Structural Biochemistry/Bioinformatics/Structural Alignments/Programs Used For Structural Alignment/TOPOFIT
TOPOFIT[edit | edit source]
The TOPOFIT method analyzes protein structures using three-dimensional Delaunay triangulation patterns derived from backbone representation. Structural related proteins have been found to have a common spatial invariant part, a set of tetrahedrons, mathematically described as a common spatial sub-graph volume of the three-dimensional contact graph derived from Delaunay tessellation (DT). Due to this property of protein structures, a novel common volume superimposition (TOPOFIT) method is presented to produce structural alignments of proteins. The superimposition of the DT patterns allows the common number of equivalent residues to be objectively identified. In other words, TOPOFIT identifies a feature point on the RMSD/Ne curve, a topomax point, until which two structures correspond to each other including backbone and inter-residue contacts, while the growing number of mismatches between the DT patterns occurs at larger RMSD (Ne) after the topomax point. The topomax point is present in all alignments from different protein structural classes. Therefore, the TOPOFIT method identifies common, invariant structural parts between proteins.
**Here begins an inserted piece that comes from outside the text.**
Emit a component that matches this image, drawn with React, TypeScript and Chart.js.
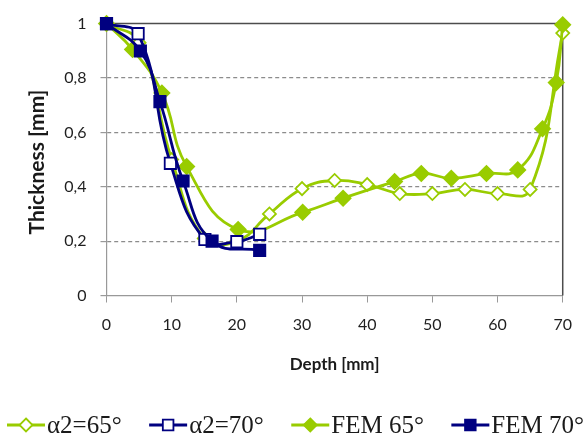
import React, { useEffect, useRef } from 'react';
import { Chart, registerables } from 'chart.js';

Chart.register(...registerables);

// Depth [mm] / Thickness [mm]
const xA65 = [0, 5, 10, 15, 20, 25, 30, 35, 40, 45, 50, 55, 60, 65, 70];
const yA65 = [1, 0.93, 0.5, 0.21, 0.2, 0.3, 0.393, 0.423, 0.408, 0.375, 0.375, 0.39, 0.375, 0.39, 0.965];
const xA70 = [0, 4.85, 9.8, 15.1, 20, 23.5];
const yA70 = [1, 0.963, 0.486, 0.206, 0.198, 0.225];
const xF65 = [0, 4, 8.5, 12.3, 20.2, 30.1, 36.3, 44.2, 48.3, 52.9, 58.3, 63.1, 66.9, 69, 70];
const yF65 = [1, 0.905, 0.745, 0.474, 0.243, 0.306, 0.358, 0.419, 0.449, 0.431, 0.449, 0.462, 0.613, 0.783, 0.996];
const xF70 = [0, 5.2, 8.2, 11.75, 16.2, 23.5];
const yF70 = [1, 0.899, 0.713, 0.421, 0.2, 0.166];

const seriesNames = ['\u03b12=65\u00b0', '\u03b12=70\u00b0', 'FEM 65\u00b0', 'FEM 70\u00b0'];
const xTicks = [0, 10, 20, 30, 40, 50, 60, 70];
const yTicks = [0, 0.2, 0.4, 0.6, 0.8, 1];

const GREEN = '#99cc00';
const NAVY = '#000080';

const toPts = (xs: number[], ys: number[]) => xs.map((x, i) => ({ x, y: ys[i] }));

const styles = [
  { color: GREEN, style: 'rectRot', fill: '#ffffff', r: 6.5 },
  { color: NAVY, style: 'rect', fill: '#ffffff', r: 8 },
  { color: GREEN, style: 'rectRot', fill: GREEN, r: 7.5 },
  { color: NAVY, style: 'rect', fill: NAVY, r: 8 },
];

function drawMarker(ctx: CanvasRenderingContext2D, s: any, x: number, y: number, r: number) {
  ctx.save();
  ctx.beginPath();
  if (s.style === 'rect') {
    const h = r * Math.SQRT1_2;
    ctx.rect(x - h, y - h, 2 * h, 2 * h);
  } else {
    ctx.moveTo(x, y - r);
    ctx.lineTo(x + r, y);
    ctx.lineTo(x, y + r);
    ctx.lineTo(x - r, y);
    ctx.closePath();
  }
  ctx.fillStyle = s.fill;
  ctx.fill();
  ctx.lineWidth = 1.8;
  ctx.strokeStyle = s.color;
  ctx.stroke();
  ctx.restore();
}

const framePlugin = {
  id: 'frame',
  beforeDatasetsDraw(chart: any) {
    const { ctx, chartArea: a } = chart;
    ctx.save();
    ctx.strokeStyle = '#4d4d4d';
    ctx.lineWidth = 1.5;
    ctx.beginPath();
    ctx.moveTo(a.left, a.top);
    ctx.lineTo(a.right, a.top);
    ctx.lineTo(a.right, a.bottom);
    ctx.stroke();
    ctx.restore();
  },
  afterDraw(chart: any) {
    const ctx: CanvasRenderingContext2D = chart.ctx;
    ctx.save();
    ctx.font = '25px "Liberation Serif", "Times New Roman", serif';
    const lineW = 38;
    const gapText = 2;
    const widths = seriesNames.map((n) => ctx.measureText(n).width);
    const startX = 7;
    const endX = 584;
    const total = widths.reduce((a, b) => a + b, 0) + 4 * (lineW + gapText);
    const gap = (endX - startX - total) / 3;
    let x = startX;
    const y = 425;
    seriesNames.forEach((name, i) => {
      const s = styles[i];
      ctx.strokeStyle = s.color;
      ctx.lineWidth = 3;
      ctx.beginPath();
      ctx.moveTo(x, y);
      ctx.lineTo(x + lineW, y);
      ctx.stroke();
      drawMarker(ctx, s, x + lineW / 2, y, s.style === 'rect' ? 7.5 : 6.5);
      ctx.fillStyle = '#1a1a1a';
      ctx.textBaseline = 'middle';
      ctx.textAlign = 'left';
      ctx.fillText(name, x + lineW + gapText, y + 1);
      x += lineW + gapText + widths[i] + gap;
    });
    ctx.restore();
  },
};

export default function App() {
  const ref = useRef<HTMLCanvasElement>(null);
  useEffect(() => {
    if (!ref.current) return;
    const data = [toPts(xA65, yA65), toPts(xA70, yA70), toPts(xF65, yF65), toPts(xF70, yF70)];
    const orders = [4, 2, 3, 1];
    const chart = new Chart(ref.current, {
      type: 'line',
      data: {
        datasets: data.map((d, i) => ({
          label: seriesNames[i],
          data: d,
          borderColor: styles[i].color,
          borderWidth: 2.8,
          backgroundColor: styles[i].fill,
          pointStyle: styles[i].style as any,
          pointRadius: styles[i].r,
          pointBorderWidth: 1.8,
          pointBorderColor: styles[i].color,
          pointBackgroundColor: styles[i].fill,
          tension: 0.45,
          fill: false,
          clip: false as any,
          order: orders[i],
        })),
      },
      options: {
        responsive: false,
        animation: false,
        devicePixelRatio: 1,
        layout: { padding: { left: 0, right: 21.5, top: 20.5, bottom: 60 } },
        plugins: { legend: { display: false }, tooltip: { enabled: false } },
        scales: {
          x: {
            type: 'linear',
            min: 0,
            max: 70,
            afterBuildTicks: (s: any) => {
              s.ticks = xTicks.map((v) => ({ value: v }));
            },
            afterFit: (s: any) => {
              s.height = 82.5;
            },
            ticks: {
              padding: 13,
              color: '#1f1f1f',
              font: { family: 'Lato', size: 16 },
              maxRotation: 0,
            },
            grid: {
              drawOnChartArea: false,
              drawTicks: true,
              tickLength: 7,
              tickColor: '#999999',
            },
            border: { display: true, color: '#999999', width: 1.2 },
            title: {
              display: true,
              text: 'Depth [mm]',
              color: '#1a1a1a',
              font: { family: 'Lato', size: 17, weight: 'bold' },
              padding: { top: 0, bottom: 3 },
            },
          },
          y: {
            type: 'linear',
            min: 0,
            max: 1,
            afterBuildTicks: (s: any) => {
              s.ticks = yTicks.map((v) => ({ value: v }));
            },
            afterFit: (s: any) => {
              s.width = 106.5;
            },
            ticks: {
              padding: 14,
              color: '#1f1f1f',
              font: { family: 'Lato', size: 16 },
              callback: (v: any) => String(Math.round(Number(v) * 10) / 10).replace('.', ','),
            },
            grid: {
              drawOnChartArea: true,
              drawTicks: true,
              tickLength: 6,
              tickColor: '#999999',
              lineWidth: 1.2,
              color: (c: any) =>
                c.tick && c.tick.value > 0.01 && c.tick.value < 0.99 ? '#8c8c8c' : 'rgba(0,0,0,0)',
            },
            border: { display: true, color: '#999999', width: 1.2, dash: [4, 3] },
            title: {
              display: true,
              text: 'Thickness [mm] ',
              color: '#1a1a1a',
              font: { family: 'Lato', size: 21, weight: 'bold' },
              padding: { top: 25, bottom: 0 },
            },
          },
        },
      },
      plugins: [framePlugin],
    } as any);
    return () => chart.destroy();
  }, []);
  return (
    <div style={{ position: 'absolute', left: 0, top: 0, width: 585, height: 438, background: '#fff' }}>
      <canvas ref={ref} width={585} height={438} style={{ display: 'block' }} />
    </div>
  );
}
The TOPOFIT method introduces new opportunities for the comparative analysis of protein structures and for more detailed studies on understanding the molecular principles of tertiary structure organization and functionality. This helps to detect conformational changes, topological differences in variable parts, which are particularly important for studies of variations in active/binding sites and protein classification.